Being a first-timer
at a yoga class rarely allows you to slip into the deep meditative state that you’re supposed to. For myself, I’m always too busy watching everyone else and making sure I’m mostly synchronized with them. Over the years I’ve stretched myself into countless approximations of downward dog, in studios near and far, yet the nerves persist. At the start of a 90-minute evening class at Jala Studio Yoga & Art
recently, I settled in and tried to ignore the crick in my neck and the stern reminders echoing around my head (Don’t fall asleep! was the most insistent).
Jala founder Bristol Maryott first tried yoga at her Cape Cod high school. She loved it immediately, went on to run the yoga club and certify as a teacher during her undergraduate years at Yale. Then came moves to Boston and London, where she accumulated a master’s degree in art history and further yoga teaching qualifications, including prenatal yoga and ashtanga residencies in India. When Bristol returned to Boston, she balanced careers in museum education and teaching yoga until the idea of running her own studio firmly took hold. She found a sunny space with broad river views in Providence, her father’s hometown, and opened Jala (“water” in Sanskrit) in 2014.
The studio is also a gallery, and its walls are currently lined with bright screen prints of photos by Jessica Kung Dreyfus. Teacher and curator Dutzi King plans to diversify the art program in the fall. Like Bristol, she has a background in art education and sees parallels between yoga and art, especially in their power to evoke an immersive, flow-like state in the practitioner.
Jala is the only studio in Rhode Island to offer Jivamukti, a school of yoga that links vigorous movement with breath, intention and continuous assistance. The sequences are accompanied by music, and a mantra for meditation or a yoga sutra is read and explained in each class. On this particular evening, Bristol began a call-and-response chant as she played the harmonium.
From that point, the tone became less formal and much more physical. Bristol is a clear and cheerful teacher, and she started by asking us about any injuries she should be aware of. During the first few sun salutations she knelt by each person’s mat and massaged their neck and shoulders with China Gel, a kind of tingly, non-greasy magic. As the 90-minute class continued, I was relieved to find that all of the poses were familiar to me from previous yoga classes. There was no new language to learn and I didn’t have to crane my head to understand the alignments. Several poses had variations for more or less advanced yogis, and an impressive number of students loftily unfolded into headstands or sprang into full wheel for what seemed like minutes.

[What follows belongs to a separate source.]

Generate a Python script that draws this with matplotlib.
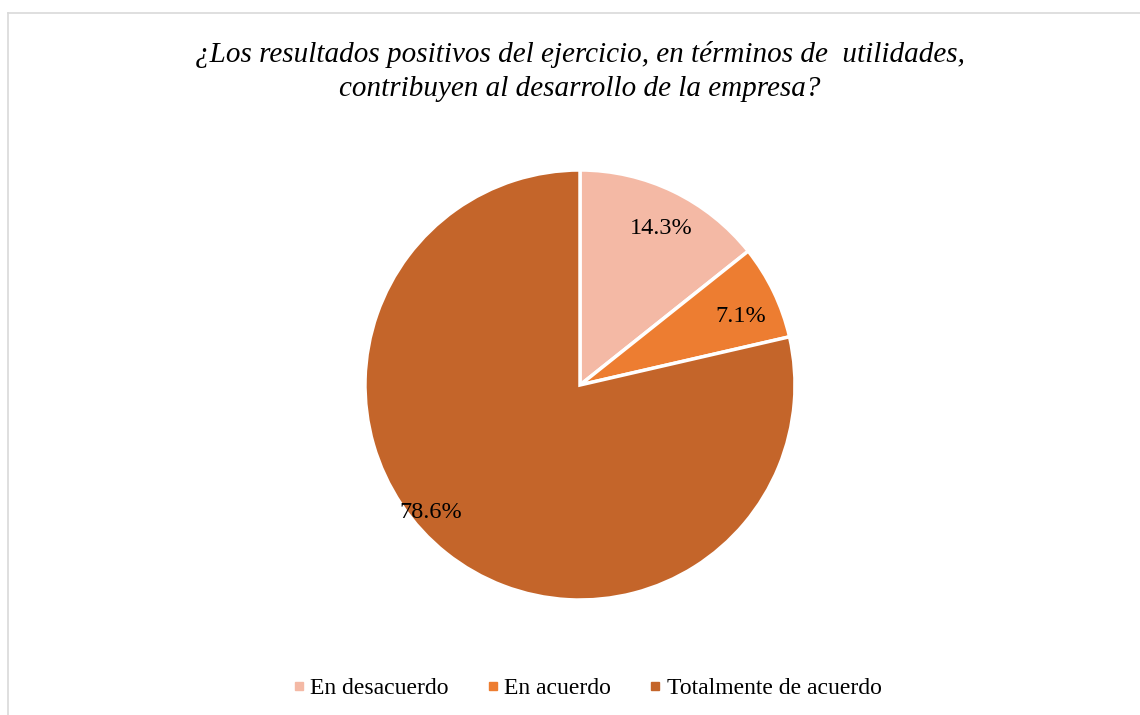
import matplotlib.pyplot as plt
from matplotlib.lines import Line2D
import numpy as np

# Survey answers and their shares (percent)
categories = ["En desacuerdo", "En acuerdo", "Totalmente de acuerdo"]
shares = [14.3, 7.1, 78.6]
colors = ["#F4B9A5", "#ED7D31", "#C4652A"]
title = "¿Los resultados positivos del ejercicio, en términos de  utilidades,\ncontribuyen al desarrollo de la empresa?"

plt.rcParams['font.family'] = ['Liberation Serif', 'DejaVu Serif']

fig = plt.figure(figsize=(11.4, 7.15), dpi=100)

# pie centred at ~ (580, 385) px, radius ~215 px
ax = fig.add_axes([365 / 1140, 115 / 715, 430 / 1140, 430 / 715])
wedges, texts, autotexts = ax.pie(
    shares, colors=colors, startangle=90, counterclock=False,
    autopct='%1.1f%%', pctdistance=0.82,
    wedgeprops=dict(edgecolor='white', linewidth=2.5),
    textprops=dict(fontsize=17.5, color='black'))
ax.set_xlim(-1, 1)
ax.set_ylim(-1, 1)
ax.set_aspect('equal')

# labels sit a little off their mid angle, as in the original
for t, a, r in zip(autotexts, [62.5, 23.0, -139.5], [0.82, 0.81, 0.91]):
    t.set_position((r * np.cos(np.deg2rad(a)), r * np.sin(np.deg2rad(a))))

fig.text(580 / 1140, 1 - 71.5 / 715, title, ha='center', va='center',
         fontsize=21, style='italic', linespacing=1.35)

handles = [Line2D([], [], marker='s', linestyle='none', markersize=6,
                  markerfacecolor=c, markeredgecolor=c) for c in colors]
fig.legend(handles, categories, loc='center', bbox_to_anchor=(586 / 1140, 1 - 688 / 715),
           ncol=3, frameon=False, fontsize=17, handletextpad=0.15,
           columnspacing=1.5, handlelength=0.7)

# chart border (only the top and left edges are inside the picture)
fig.add_artist(Line2D([8 / 1140, 8 / 1140], [0, 1 - 12.5 / 715],
                      color='#D9D9D9', linewidth=1.2))
fig.add_artist(Line2D([8 / 1140, 1], [1 - 12.5 / 715, 1 - 12.5 / 715],
                      color='#D9D9D9', linewidth=1.2))

fig.savefig('out.png', dpi=100)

Bristol circulated the room, constantly supporting and assisting. It felt a bit like a bespoke yoga tutorial from a friend, especially when I learned I’d been transitioning through my upward and downward dogs not-quite-correctly my whole life. By the end, everyone had reached some level of sweaty exertion and it was significantly easier to grab my toes than it had been at the start. We ended with a shavasana so peaceful I had to work to stay awake. It was worth the effort, because Bristol again stopped by each student to administer a final mini-massage that seemed to put the room into a state of super-relaxed, near-catatonic bliss.
Later that evening I slept as though anesthetized. The next day, the crick in my neck was gone, my arms and legs were healthily sore and the pleasant minty scent of China Gel could still be detected floating around my yoga bag. Jala is a studio that tries to do a lot – teach creative yet safe yoga sequences, induce skeptics to meditate and exhibit interesting art – and somehow it succeeds on all fronts. I know I’ll be there again, triceps permitting.